→ **STATED GOAL**: Reproduce, character for character, the lines below from the first through the one with "const labIdx = d3.range(lineLabels.length);". Leave pictures out.

→ **SUPPLIED INFORMATION**:
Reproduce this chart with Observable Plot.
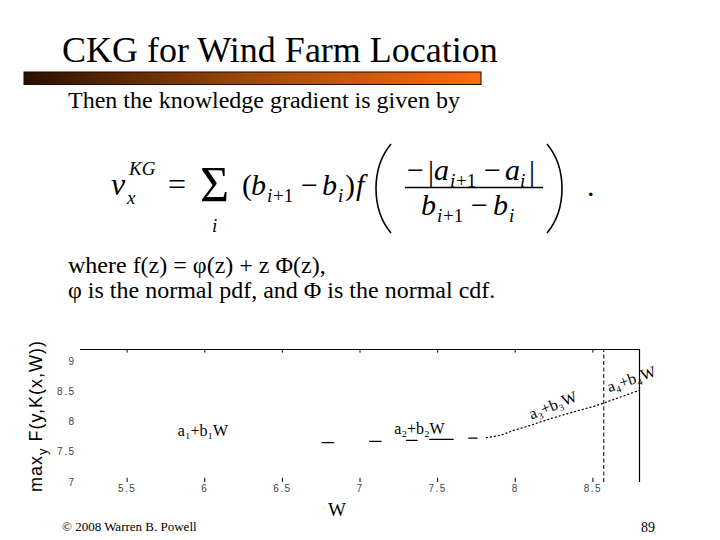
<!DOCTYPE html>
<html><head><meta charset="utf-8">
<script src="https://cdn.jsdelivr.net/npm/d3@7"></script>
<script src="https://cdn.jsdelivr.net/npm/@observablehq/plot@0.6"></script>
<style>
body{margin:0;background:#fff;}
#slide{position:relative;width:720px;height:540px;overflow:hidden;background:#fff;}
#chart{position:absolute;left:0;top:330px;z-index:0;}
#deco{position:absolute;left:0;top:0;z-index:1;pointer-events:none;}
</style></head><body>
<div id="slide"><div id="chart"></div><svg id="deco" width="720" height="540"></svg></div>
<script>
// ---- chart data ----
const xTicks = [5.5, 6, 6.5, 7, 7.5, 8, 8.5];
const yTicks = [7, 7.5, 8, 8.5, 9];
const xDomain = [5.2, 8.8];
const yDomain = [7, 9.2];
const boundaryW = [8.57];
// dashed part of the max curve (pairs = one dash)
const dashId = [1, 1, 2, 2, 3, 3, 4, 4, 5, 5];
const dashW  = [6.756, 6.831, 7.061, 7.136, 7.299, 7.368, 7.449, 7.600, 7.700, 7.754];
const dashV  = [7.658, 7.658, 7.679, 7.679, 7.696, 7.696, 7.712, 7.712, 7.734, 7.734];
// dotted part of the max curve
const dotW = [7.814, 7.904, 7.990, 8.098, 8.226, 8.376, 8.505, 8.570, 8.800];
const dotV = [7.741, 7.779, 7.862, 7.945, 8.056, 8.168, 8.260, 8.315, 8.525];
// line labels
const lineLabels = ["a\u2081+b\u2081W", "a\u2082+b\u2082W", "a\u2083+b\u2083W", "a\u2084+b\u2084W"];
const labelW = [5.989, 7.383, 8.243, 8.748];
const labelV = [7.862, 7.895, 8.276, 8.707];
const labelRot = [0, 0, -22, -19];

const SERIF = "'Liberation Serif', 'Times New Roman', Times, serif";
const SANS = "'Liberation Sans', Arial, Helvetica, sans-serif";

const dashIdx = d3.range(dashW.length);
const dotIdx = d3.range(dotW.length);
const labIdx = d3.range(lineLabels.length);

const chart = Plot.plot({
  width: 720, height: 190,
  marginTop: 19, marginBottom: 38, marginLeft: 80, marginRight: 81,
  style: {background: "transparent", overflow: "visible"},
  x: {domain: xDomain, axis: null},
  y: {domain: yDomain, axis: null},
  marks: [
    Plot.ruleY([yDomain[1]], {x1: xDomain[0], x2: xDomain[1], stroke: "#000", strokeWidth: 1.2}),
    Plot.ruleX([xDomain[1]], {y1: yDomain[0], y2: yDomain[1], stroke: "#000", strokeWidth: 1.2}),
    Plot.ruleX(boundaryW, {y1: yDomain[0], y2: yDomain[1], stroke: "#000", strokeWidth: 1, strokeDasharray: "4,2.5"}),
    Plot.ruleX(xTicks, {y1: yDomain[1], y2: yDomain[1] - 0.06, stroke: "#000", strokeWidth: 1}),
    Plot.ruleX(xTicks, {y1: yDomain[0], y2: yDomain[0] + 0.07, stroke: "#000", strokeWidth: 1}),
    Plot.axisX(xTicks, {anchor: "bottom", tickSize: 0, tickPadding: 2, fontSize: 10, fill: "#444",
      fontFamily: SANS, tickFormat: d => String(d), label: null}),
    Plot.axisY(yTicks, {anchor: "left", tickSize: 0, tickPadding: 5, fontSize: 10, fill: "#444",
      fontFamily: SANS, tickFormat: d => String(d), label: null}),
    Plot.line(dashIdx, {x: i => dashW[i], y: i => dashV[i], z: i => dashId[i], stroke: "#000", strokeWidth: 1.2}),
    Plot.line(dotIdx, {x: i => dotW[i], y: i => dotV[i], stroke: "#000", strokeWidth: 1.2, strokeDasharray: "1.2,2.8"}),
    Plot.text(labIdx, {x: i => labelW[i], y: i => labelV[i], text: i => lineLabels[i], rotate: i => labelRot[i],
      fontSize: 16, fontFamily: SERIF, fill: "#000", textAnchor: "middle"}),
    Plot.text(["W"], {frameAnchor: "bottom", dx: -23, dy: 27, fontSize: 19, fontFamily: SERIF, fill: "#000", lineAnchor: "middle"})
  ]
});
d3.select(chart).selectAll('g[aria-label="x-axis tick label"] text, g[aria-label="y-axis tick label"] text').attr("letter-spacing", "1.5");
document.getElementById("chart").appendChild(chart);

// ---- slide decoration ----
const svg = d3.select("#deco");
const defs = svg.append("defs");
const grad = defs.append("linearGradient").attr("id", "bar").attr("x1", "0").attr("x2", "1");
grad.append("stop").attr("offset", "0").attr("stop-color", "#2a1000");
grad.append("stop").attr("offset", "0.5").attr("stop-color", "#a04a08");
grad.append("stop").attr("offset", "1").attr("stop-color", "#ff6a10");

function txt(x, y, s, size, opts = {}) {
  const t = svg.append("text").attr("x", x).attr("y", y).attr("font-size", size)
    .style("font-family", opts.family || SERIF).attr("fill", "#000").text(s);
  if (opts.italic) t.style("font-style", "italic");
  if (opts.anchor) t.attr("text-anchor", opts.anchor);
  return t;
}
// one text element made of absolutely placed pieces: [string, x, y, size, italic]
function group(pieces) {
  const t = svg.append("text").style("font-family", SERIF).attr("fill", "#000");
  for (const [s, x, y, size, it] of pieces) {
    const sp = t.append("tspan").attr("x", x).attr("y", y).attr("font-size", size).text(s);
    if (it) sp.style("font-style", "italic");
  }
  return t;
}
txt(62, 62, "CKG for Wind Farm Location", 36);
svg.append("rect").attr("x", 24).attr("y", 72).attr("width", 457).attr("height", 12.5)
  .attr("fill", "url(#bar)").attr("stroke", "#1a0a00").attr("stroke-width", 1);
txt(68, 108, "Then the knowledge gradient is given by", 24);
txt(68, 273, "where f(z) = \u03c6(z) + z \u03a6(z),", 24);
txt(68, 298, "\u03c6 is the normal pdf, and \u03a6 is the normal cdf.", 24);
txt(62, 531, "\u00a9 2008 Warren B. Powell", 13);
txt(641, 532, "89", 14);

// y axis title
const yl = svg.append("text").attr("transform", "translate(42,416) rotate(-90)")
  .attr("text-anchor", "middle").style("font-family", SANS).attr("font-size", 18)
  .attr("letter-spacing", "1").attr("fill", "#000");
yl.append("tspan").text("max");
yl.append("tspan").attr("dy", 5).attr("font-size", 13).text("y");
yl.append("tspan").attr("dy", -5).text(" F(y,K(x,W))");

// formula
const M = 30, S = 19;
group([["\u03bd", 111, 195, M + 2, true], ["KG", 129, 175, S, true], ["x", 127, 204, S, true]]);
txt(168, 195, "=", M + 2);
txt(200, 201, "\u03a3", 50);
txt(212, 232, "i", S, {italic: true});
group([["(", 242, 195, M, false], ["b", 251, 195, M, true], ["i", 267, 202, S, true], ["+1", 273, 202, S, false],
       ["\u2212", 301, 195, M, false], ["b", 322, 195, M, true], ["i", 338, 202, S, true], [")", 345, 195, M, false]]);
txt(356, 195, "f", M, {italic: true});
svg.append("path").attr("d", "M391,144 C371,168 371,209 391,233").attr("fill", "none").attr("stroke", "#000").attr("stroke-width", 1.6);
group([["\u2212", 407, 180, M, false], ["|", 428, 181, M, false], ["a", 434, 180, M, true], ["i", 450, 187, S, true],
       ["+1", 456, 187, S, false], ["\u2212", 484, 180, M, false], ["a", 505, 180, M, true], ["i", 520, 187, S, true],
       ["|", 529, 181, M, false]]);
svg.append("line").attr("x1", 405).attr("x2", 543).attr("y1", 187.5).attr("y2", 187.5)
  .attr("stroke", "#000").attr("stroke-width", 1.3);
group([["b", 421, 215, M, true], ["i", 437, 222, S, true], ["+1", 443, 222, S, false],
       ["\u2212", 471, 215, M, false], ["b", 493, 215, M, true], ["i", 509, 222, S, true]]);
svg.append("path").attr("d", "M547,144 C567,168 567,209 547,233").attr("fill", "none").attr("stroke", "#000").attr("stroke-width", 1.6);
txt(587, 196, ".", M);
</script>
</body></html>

→ **FULL SOLUTION**:
Reproduce this chart with Observable Plot.
<!DOCTYPE html>
<html><head><meta charset="utf-8">
<script src="https://cdn.jsdelivr.net/npm/d3@7"></script>
<script src="https://cdn.jsdelivr.net/npm/@observablehq/plot@0.6"></script>
<style>
body{margin:0;background:#fff;}
#slide{position:relative;width:720px;height:540px;overflow:hidden;background:#fff;}
#chart{position:absolute;left:0;top:330px;z-index:0;}
#deco{position:absolute;left:0;top:0;z-index:1;pointer-events:none;}
</style></head><body>
<div id="slide"><div id="chart"></div><svg id="deco" width="720" height="540"></svg></div>
<script>
// ---- chart data ----
const xTicks = [5.5, 6, 6.5, 7, 7.5, 8, 8.5];
const yTicks = [7, 7.5, 8, 8.5, 9];
const xDomain = [5.2, 8.8];
const yDomain = [7, 9.2];
const boundaryW = [8.57];
// dashed part of the max curve (pairs = one dash)
const dashId = [1, 1, 2, 2, 3, 3, 4, 4, 5, 5];
const dashW  = [6.756, 6.831, 7.061, 7.136, 7.299, 7.368, 7.449, 7.600, 7.700, 7.754];
const dashV  = [7.658, 7.658, 7.679, 7.679, 7.696, 7.696, 7.712, 7.712, 7.734, 7.734];
// dotted part of the max curve
const dotW = [7.814, 7.904, 7.990, 8.098, 8.226, 8.376, 8.505, 8.570, 8.800];
const dotV = [7.741, 7.779, 7.862, 7.945, 8.056, 8.168, 8.260, 8.315, 8.525];
// line labels
const lineLabels = ["a\u2081+b\u2081W", "a\u2082+b\u2082W", "a\u2083+b\u2083W", "a\u2084+b\u2084W"];
const labelW = [5.989, 7.383, 8.243, 8.748];
const labelV = [7.862, 7.895, 8.276, 8.707];
const labelRot = [0, 0, -22, -19];

const SERIF = "'Liberation Serif', 'Times New Roman', Times, serif";
const SANS = "'Liberation Sans', Arial, Helvetica, sans-serif";

const dashIdx = d3.range(dashW.length);
const dotIdx = d3.range(dotW.length);
const labIdx = d3.range(lineLabels.length);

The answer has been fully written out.